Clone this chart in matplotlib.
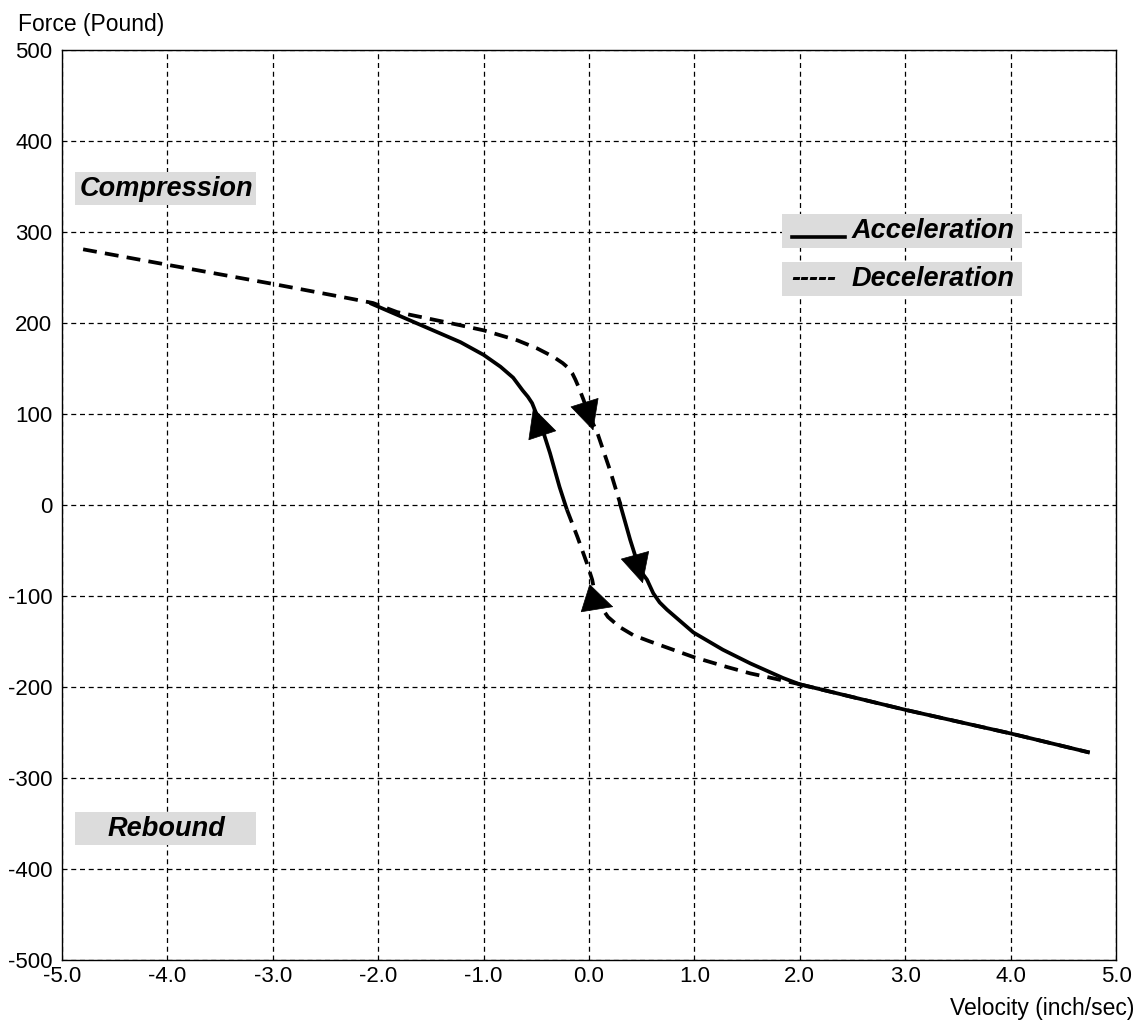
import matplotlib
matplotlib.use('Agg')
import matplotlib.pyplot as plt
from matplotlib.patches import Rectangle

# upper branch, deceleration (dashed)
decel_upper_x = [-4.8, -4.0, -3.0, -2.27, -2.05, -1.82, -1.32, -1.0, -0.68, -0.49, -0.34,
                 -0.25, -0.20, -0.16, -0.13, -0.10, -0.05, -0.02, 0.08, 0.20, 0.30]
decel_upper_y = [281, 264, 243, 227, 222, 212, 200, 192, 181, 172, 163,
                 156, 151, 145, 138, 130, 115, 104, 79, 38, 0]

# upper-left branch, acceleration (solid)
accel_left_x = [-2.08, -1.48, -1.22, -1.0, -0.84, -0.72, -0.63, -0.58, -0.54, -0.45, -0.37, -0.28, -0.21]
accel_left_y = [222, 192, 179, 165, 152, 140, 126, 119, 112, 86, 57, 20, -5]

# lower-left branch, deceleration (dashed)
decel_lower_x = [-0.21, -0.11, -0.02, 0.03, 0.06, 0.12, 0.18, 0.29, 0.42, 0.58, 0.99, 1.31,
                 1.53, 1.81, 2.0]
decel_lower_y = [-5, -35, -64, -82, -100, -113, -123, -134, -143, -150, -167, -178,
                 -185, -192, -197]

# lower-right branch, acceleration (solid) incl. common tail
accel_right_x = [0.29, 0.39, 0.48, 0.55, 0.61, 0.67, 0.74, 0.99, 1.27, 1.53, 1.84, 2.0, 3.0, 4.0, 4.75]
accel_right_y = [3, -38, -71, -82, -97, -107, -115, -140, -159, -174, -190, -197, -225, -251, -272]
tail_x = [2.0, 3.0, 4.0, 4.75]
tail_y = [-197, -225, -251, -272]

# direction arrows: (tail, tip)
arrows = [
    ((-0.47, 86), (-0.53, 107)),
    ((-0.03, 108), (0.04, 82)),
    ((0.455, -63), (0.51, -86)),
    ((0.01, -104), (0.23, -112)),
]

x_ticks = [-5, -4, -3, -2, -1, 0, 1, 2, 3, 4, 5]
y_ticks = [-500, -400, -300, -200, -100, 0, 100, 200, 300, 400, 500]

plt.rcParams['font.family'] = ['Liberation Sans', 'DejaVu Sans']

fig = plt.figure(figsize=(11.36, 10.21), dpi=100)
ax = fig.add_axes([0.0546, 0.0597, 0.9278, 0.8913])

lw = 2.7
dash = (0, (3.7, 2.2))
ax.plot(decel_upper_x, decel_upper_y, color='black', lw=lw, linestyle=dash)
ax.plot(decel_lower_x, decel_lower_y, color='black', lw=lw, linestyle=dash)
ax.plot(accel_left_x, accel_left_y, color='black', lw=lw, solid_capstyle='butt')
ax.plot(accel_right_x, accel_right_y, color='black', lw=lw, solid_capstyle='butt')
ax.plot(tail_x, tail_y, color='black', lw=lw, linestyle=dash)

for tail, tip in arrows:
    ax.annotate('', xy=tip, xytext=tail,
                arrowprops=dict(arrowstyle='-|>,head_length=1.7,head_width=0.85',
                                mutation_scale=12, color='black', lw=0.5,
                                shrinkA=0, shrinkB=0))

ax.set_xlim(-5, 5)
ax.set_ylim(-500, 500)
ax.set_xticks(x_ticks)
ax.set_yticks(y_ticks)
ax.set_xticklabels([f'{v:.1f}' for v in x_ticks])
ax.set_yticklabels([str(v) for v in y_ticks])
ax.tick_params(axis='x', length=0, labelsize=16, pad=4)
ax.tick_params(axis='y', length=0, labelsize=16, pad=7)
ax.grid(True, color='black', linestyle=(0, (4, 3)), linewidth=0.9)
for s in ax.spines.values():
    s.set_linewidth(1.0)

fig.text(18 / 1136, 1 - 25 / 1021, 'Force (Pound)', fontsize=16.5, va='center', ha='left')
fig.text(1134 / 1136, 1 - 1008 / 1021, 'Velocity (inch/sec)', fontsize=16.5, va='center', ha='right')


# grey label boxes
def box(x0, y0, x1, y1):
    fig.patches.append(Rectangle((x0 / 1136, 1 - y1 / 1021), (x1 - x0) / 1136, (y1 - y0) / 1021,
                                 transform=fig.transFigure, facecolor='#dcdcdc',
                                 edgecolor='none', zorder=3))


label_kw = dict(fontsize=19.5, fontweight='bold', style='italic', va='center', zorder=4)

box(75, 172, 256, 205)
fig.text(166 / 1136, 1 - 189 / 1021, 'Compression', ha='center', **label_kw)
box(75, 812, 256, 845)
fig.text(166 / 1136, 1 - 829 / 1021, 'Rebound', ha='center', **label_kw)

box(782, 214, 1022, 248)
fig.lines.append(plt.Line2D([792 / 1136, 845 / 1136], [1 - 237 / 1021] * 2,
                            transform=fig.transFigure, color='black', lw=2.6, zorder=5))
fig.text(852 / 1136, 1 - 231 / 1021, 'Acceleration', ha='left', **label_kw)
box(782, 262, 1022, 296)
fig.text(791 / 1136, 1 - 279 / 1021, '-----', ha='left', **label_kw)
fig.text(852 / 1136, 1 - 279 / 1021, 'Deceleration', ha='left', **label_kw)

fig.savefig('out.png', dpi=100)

- _Exercise description_: Without the pictures, return the listing above from its first line through the line that has "tail_y = [-197, -225, -251, -272]".

- _Completed exercise_:
Clone this chart in matplotlib.
import matplotlib
matplotlib.use('Agg')
import matplotlib.pyplot as plt
from matplotlib.patches import Rectangle

# upper branch, deceleration (dashed)
decel_upper_x = [-4.8, -4.0, -3.0, -2.27, -2.05, -1.82, -1.32, -1.0, -0.68, -0.49, -0.34,
                 -0.25, -0.20, -0.16, -0.13, -0.10, -0.05, -0.02, 0.08, 0.20, 0.30]
decel_upper_y = [281, 264, 243, 227, 222, 212, 200, 192, 181, 172, 163,
                 156, 151, 145, 138, 130, 115, 104, 79, 38, 0]

# upper-left branch, acceleration (solid)
accel_left_x = [-2.08, -1.48, -1.22, -1.0, -0.84, -0.72, -0.63, -0.58, -0.54, -0.45, -0.37, -0.28, -0.21]
accel_left_y = [222, 192, 179, 165, 152, 140, 126, 119, 112, 86, 57, 20, -5]

# lower-left branch, deceleration (dashed)
decel_lower_x = [-0.21, -0.11, -0.02, 0.03, 0.06, 0.12, 0.18, 0.29, 0.42, 0.58, 0.99, 1.31,
                 1.53, 1.81, 2.0]
decel_lower_y = [-5, -35, -64, -82, -100, -113, -123, -134, -143, -150, -167, -178,
                 -185, -192, -197]

# lower-right branch, acceleration (solid) incl. common tail
accel_right_x = [0.29, 0.39, 0.48, 0.55, 0.61, 0.67, 0.74, 0.99, 1.27, 1.53, 1.84, 2.0, 3.0, 4.0, 4.75]
accel_right_y = [3, -38, -71, -82, -97, -107, -115, -140, -159, -174, -190, -197, -225, -251, -272]
tail_x = [2.0, 3.0, 4.0, 4.75]
tail_y = [-197, -225, -251, -272]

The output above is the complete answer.